The two senators wrote to, among others, Infosys, TCS and Wipro and the episode kicked up a storm back home, where IT industry and even government officials reacted angrily.

Industry body Nasscom asked the senators not to confuse the H1-B visa with immigration, saying the programme was more to do with international trade.

The US lawmakers apparently feel that the H-1B visa programme is being abused by foreign companies to displace qualified American workers and details sought from the Indian companies is part of an exercise to identify any possible misuse of this temporary visa programme.

H-1B is a temporary visa programme that enables employers in the US to hire professional level foreign workers for a period of up to six years.

As per the US law, employers must pay H-1B workers either the same rate as other employees with similar skills or the 'prevailing wage' for that occupation and location, which ever is higher.

The CIS study highlights that despite the prevailing wage rate requirement, actual pay rates reported by the employers of H-1B workers were significantly lower than the American workers.

Wages for 85 per cent of the workers working on the visas were for less than the median US wage in the same occupations and state.

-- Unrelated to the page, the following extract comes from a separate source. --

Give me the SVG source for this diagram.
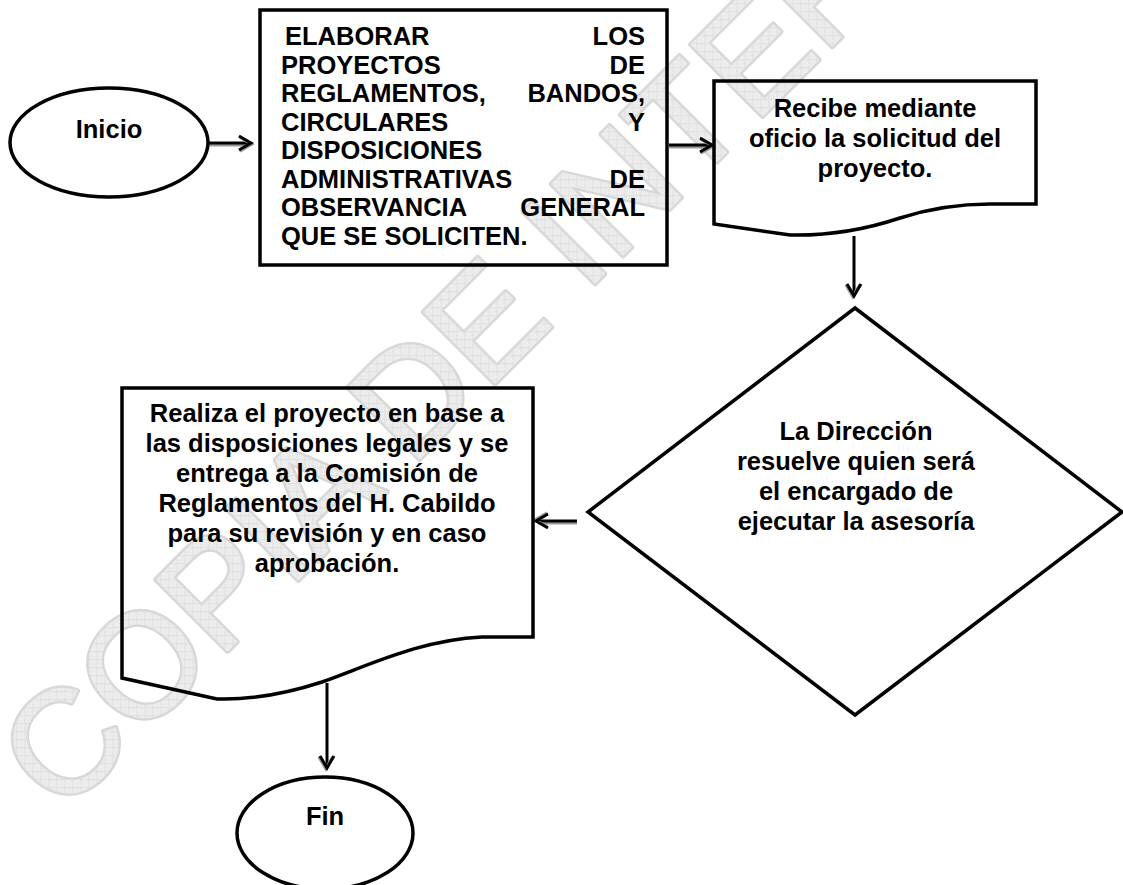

Applications for 47 per cent of H-1B computer programming workers were for wages below even the prevailing wage claimed by their employers.

Very few workers earned high wages by US standards and application for only four per cent of H-1B workers were among the top 25 per cent of wages for US workers.

The report showed that 28 per cent of the H-IB visas have been issued to computer professionals while 14 per cent to those working in the field of education.

Other areas include management, health, administration, engineering and others accounting for six per cent, nine per cent, 13 per cent, 12 per cent and 18 per cent respectively.

Workers from India (36 per cent) and China (nine per cent) dominate the visa programme and before the temporary increases in the H-1B visa quota, nearly half of all the visas went to people born in India.

"The H-1B programme is used to import workers at the very bottom of the wage scale. The wide gap between wages for US workers and H-1B workers helps explain why industry demand for H-1B workers is so high," the report stated.